Entries from June 2009 ↓

Cybernetics and power

For a while I’ve wondered how to efficiently and unobtrusively power cybernetic implants. To me, the idea of having to replace batteries and recharge things that are part of my body is antithetical to the whole idea of implants. Implants should blend with organics and utilise the natural power sources within the body.

So, how much wattage does the human body produce naturally? Well, this is what the Basal Metabolic Rate (BMR) indicates, or more accurately, it indicates the average amount of energy expended on day-to-day activities… if you had a particularly active day then this would jump up higher.

There’s a BMR calculator here and according to it, my BMR is 1906 kcal/day. This works out to about 92 Watts… not much more than a light-bulb*!

In order to tap into this energy source, we need to adopt one of the energy currencies of the body. Some ideas might be glucose, ATP, or the electron transport chain (although the latter two are generally intracellular processes, so I’m guessing it’d be harder and potentially more dangerous to try these). Further, there should probably be some regulation of utilising the body’s energy, so that if these energy substrates drop too low in concentration then the implants should either switch off and warn their user that blood glucose levels are low.

As a result of this, it’ll give you an excuse to eat more delicious food to power your implants. Or, if you’re trying to lose weight, you could run the main processor overnight to encode your previous day’s memories to xvid – or regularly present the vocabularies of 5 foreign languages to your brain as you dream – hablo castiano un pocho 😉 )

But then, a negative consequence of having more implants is exactly this – your body will have to work harder to sustain them. Depending on the strength you place on metabolic rate affecting longevity, more implants could then start reversing the gradual increase in lifespan we’ve been seeing during the last couple of centuries. Of course, they’ll be plenty of others trying to come up with engineered ways to halt or reverse this metabolic aging.

Anyhow, I hope the cyberneticists are taking this all into account, because it first gives designers an idea of the wattage they have to play with and also because I’d really prefer to avoid having to plug myself in at night!

* 1906 * 4.18 kJ/kcal * 1 day / 8.64e4 sec = 92.2 Watts. And upon conducting research about this, NASA and HP labs have made the comment in the past that the human body produces about the same amount of energy as a 100 Watt light-bulb needs.

Reputation systems

Time is the one precious commodity. You can’t change what you do with it, you can’t rewind the steady increase of entropy. Even though it may decrease locally, across the whole universe it’s alway on the rise (at least as far as physicists have collectively determined… I’m sure that there are eccentric exception that think otherwise).

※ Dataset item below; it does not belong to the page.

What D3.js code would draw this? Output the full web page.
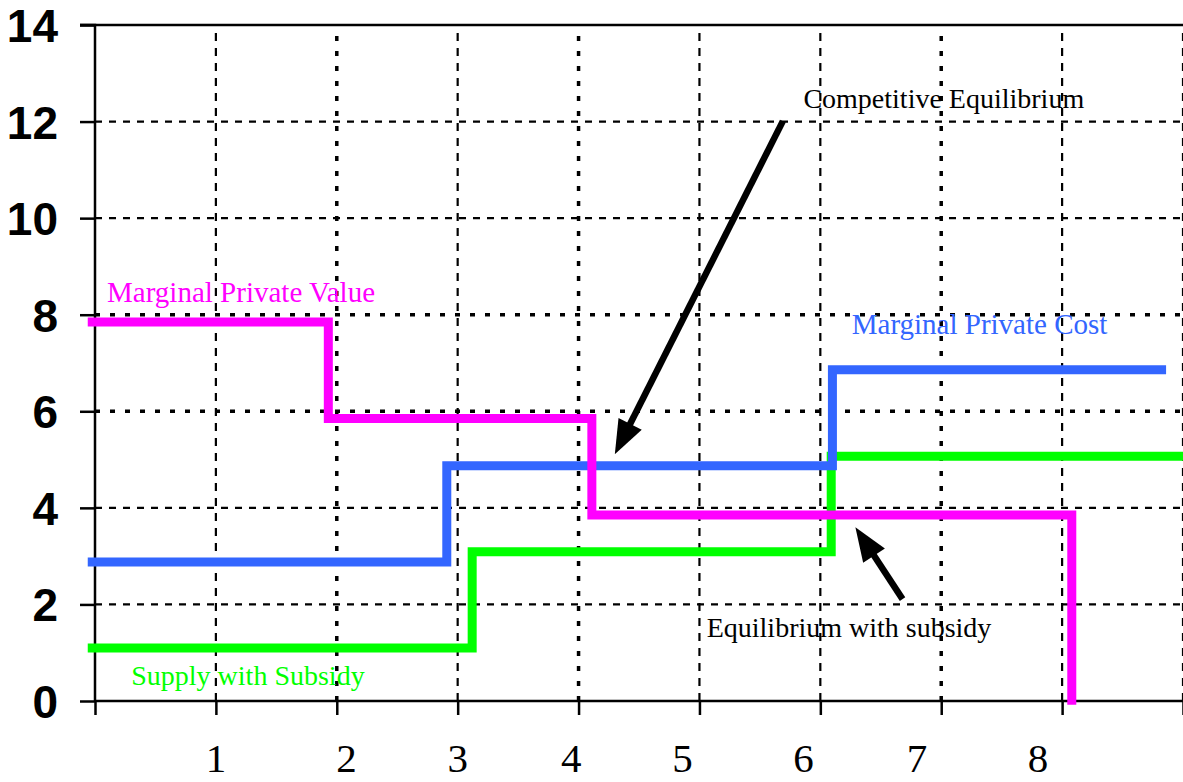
<!DOCTYPE html>
<html><head><meta charset="utf-8">
<script src="https://cdn.jsdelivr.net/npm/d3@7"></script>
<style>html,body{margin:0;padding:0;background:#fff;}</style>
</head><body>
<svg id="chart" width="1183" height="782"></svg>
<script>
// ---- data ----
const yTicks = [0, 2, 4, 6, 8, 10, 12, 14];
const xTicks = [0, 1, 2, 3, 4, 5, 6, 7, 8, 9];
const xLabels = ["1", "2", "3", "4", "5", "6", "7", "8"];
const xLabelAt = [1.0, 2.08, 3.0, 3.94, 4.86, 5.86, 6.8, 7.8];

const mpvX = [-0.06, 1.93, 1.93, 4.11, 4.11, 8.08, 8.08];
const mpvY = [7.85, 7.85, 5.85, 5.85, 3.85, 3.85, -0.08];
const mpcX = [-0.06, 2.91, 2.91, 6.1, 6.1, 8.86];
const mpcY = [2.88, 2.88, 4.87, 4.87, 6.86, 6.86];
const subX = [-0.06, 3.12, 3.12, 6.09, 6.09, 9.0];
const subY = [1.1, 1.1, 3.09, 3.09, 5.07, 5.07];

const annotText = ["Marginal Private Value", "Marginal Private Cost", "Supply with Subsidy",
                   "Equilibrium with subsidy", "Competitive Equilibrium"];
const annotX = [0.1, 6.26, 0.3, 5.06, 5.86];
const annotY = [8.26, 7.6, 0.33, 1.33, 12.28];
const annotColor = ["#FF00FF", "#3366FF", "#00FF00", "#000000", "#000000"];

const arrowFrom = [[5.69, 12.01], [6.68, 2.11]];
const arrowTo = [[4.30, 5.11], [6.29, 3.6]];

// ---- drawing ----
const svg = d3.select("#chart");
const x = d3.scaleLinear().domain([0, 9]).range([95, 1183]);
const y = d3.scaleLinear().domain([0, 14]).range([701, 25]);

// gridlines
const heavyY = new Set([6, 8]);
const heavyX = new Set([2, 4, 7]);
svg.append("g").selectAll("line").data(yTicks.filter(d => d > 0 && d < 14)).join("line")
  .attr("x1", x(0)).attr("x2", x(9))
  .attr("y1", d => y(d)).attr("y2", d => y(d))
  .attr("stroke", "#000")
  .attr("stroke-width", d => heavyY.has(d) ? 3.5 : 2.2)
  .attr("stroke-dasharray", d => heavyY.has(d) ? "5,10" : "7,7");
svg.append("g").selectAll("line").data(xTicks.filter(d => d > 0)).join("line")
  .attr("y1", y(0)).attr("y2", y(14))
  .attr("x1", d => x(d)).attr("x2", d => x(d))
  .attr("stroke", "#000")
  .attr("stroke-width", d => heavyX.has(d) ? 3.5 : 2.2)
  .attr("stroke-dasharray", d => heavyX.has(d) ? "5,10" : "8,7");

// top border line
svg.append("line").attr("x1", x(0) - 15).attr("x2", x(9)).attr("y1", y(14)).attr("y2", y(14))
  .attr("stroke", "#000").attr("stroke-width", 2.5);

// y axis
const yAxis = d3.axisLeft(y).tickValues(yTicks).tickSize(15).tickPadding(22).tickFormat(d3.format("d"));
const gy = svg.append("g").attr("transform", `translate(${x(0)},0)`).call(yAxis);
gy.select(".domain").attr("stroke", "#000").attr("stroke-width", 2.5).attr("d", `M-15,${y(14)}H0V${y(0)}`);
gy.selectAll(".tick line").attr("stroke", "#000").attr("stroke-width", 2.5);
gy.selectAll(".tick text").attr("font-family", "'Liberation Sans', Arial, sans-serif")
  .attr("font-weight", "bold").attr("font-size", 46).attr("fill", "#000").attr("dy", "0.36em");

// x axis
const xAxis = d3.axisBottom(x).tickValues(xTicks).tickSize(14).tickFormat("");
const gx = svg.append("g").attr("transform", `translate(0,${y(0)})`).call(xAxis);
gx.select(".domain").attr("stroke", "#000").attr("stroke-width", 2.5).attr("d", `M${x(0)},0H${x(9)}`);
gx.selectAll(".tick line").attr("stroke", "#000").attr("stroke-width", 2.5);

svg.append("g").selectAll("text").data(xLabels).join("text")
  .attr("x", (d, i) => x(xLabelAt[i]))
  .attr("y", 772)
  .attr("text-anchor", "middle")
  .attr("font-family", "'Liberation Serif', 'Times New Roman', serif")
  .attr("font-size", 41)
  .attr("fill", "#000")
  .text(d => d);

// step lines
const line = d3.line().x(d => x(d[0])).y(d => y(d[1]));
const series = [
  {xs: subX, ys: subY, color: "#00FF00"},
  {xs: mpcX, ys: mpcY, color: "#3366FF"},
  {xs: mpvX, ys: mpvY, color: "#FF00FF"}
];
svg.append("g").selectAll("path").data(series).join("path")
  .attr("d", s => line(s.xs.map((v, i) => [v, s.ys[i]])))
  .attr("fill", "none")
  .attr("stroke", s => s.color)
  .attr("stroke-width", 9)
  .attr("stroke-linejoin", "miter");

// annotations
svg.append("g").selectAll("text").data(annotText).join("text")
  .attr("x", (d, i) => x(annotX[i]))
  .attr("y", (d, i) => y(annotY[i]))
  .attr("fill", (d, i) => annotColor[i])
  .attr("font-family", "'Liberation Serif', 'Times New Roman', serif")
  .attr("font-size", (d, i) => i < 2 ? 29 : 28)
  .text(d => d);

// arrows
const ag = svg.append("g");
arrowFrom.forEach((f, i) => {
  const x1 = x(f[0]), y1 = y(f[1]), x2 = x(arrowTo[i][0]), y2 = y(arrowTo[i][1]);
  const dx = x2 - x1, dy = y2 - y1, len = Math.hypot(dx, dy);
  const ux = dx / len, uy = dy / len;
  const hl = 34, hw = 13;
  const bx = x2 - ux * hl, by = y2 - uy * hl;
  ag.append("line").attr("x1", x1).attr("y1", y1).attr("x2", bx + ux * 4).attr("y2", by + uy * 4)
    .attr("stroke", "#000").attr("stroke-width", 6.5);
  ag.append("path")
    .attr("d", `M${x2},${y2}L${bx - uy * hw},${by + ux * hw}L${bx + uy * hw},${by - ux * hw}Z`)
    .attr("fill", "#000");
});
</script>
</body></html>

In relation to that, our attention is also precious. So what, and more specifically, who, do we pay attention to?

In Accelerando, by Charles Stross, the author introduces the concept of reputation markets, where someone’s reputation can be bartered a bit like a final currency.

I kind of like the idea. You could immediately get a sense of whether you should trust someone or not, and whether you want to hire them for a particular job. On a more day-to-day level, hooking in things like car registration numbers means that people could provide feedback on the driving on others… “sure you might be a nice person to work with generally, but behind the wheel you’re a nutter who also refuses to indicate out of round-abouts” (that might be my pet peeve along with tail-gaters and people that don’t know how to merge).

Of course, this is flawed first by the privacy implications and also by the fact the people are more likely to feel the need to report negative experiences than positive.